SamTrans IT spans several teams working in a decentralized ecosystem. Team member skill sets, use cases, data sources, and infrastructure vary widely between agencies, departments, and vendor solutions. This led to disparate processes for integrating data that were bespoke, non-sharable, and prone to failures.
When samTrans initiated a business intelligence reporting project to better understand ridership trends, the team knew they needed to find a way to replace distributed and isolated data with more streamlined processes. This would allow for more self-service and rapid development of data analytics.
The first step samTrans IT took in supporting the decentralized organization and streamlining processes was finding a common data integration platform that was easy-to-use and could support any data source and infrastructure
environment —on-premises, hybrid, or in the cloud.

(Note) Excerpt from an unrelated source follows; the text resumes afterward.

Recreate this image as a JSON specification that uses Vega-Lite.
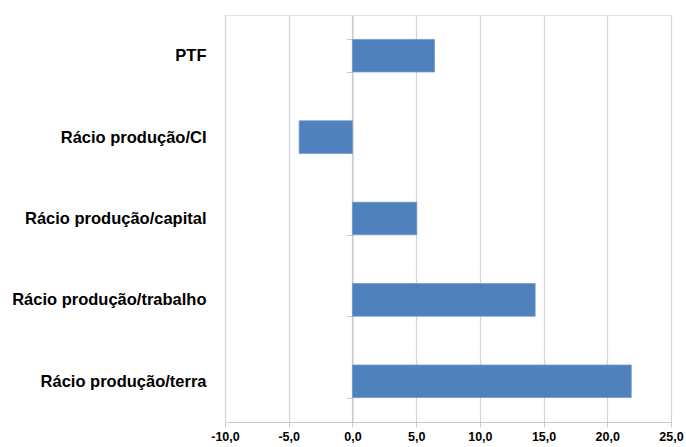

It chose StreamSets for its ability to support their multiple on-premise source environments (Oracle, SQL Server, CSV, etc.) and cloud destinations like PostgreSQL and AWS S3. Using StreamSets, it created multiple smart data pipelines that gathered data from previously isolated sources and landed it reliably and continually in S3 and AWS PostgreSQL.
StreamSets is helping samTrans on its DataOps journey. Where it used to be impossible to manage and ingest data from various siloes into the cloud, that’s no longer the case. Having one unified tool with a graphical UI that lets the organization easily interact with and manage multiple sources and destinations is a big step in its process of streamlining.
It has also aided in feeding data to samTrans AWS partners in real-time, especially around ridership for management decision-making around budgets and lowering costs. As the team churns high volumes of data, they’ve begun introducing a new cloud data warehouse and will subsequently be venturing into AI-related technologies when they move on to analytics.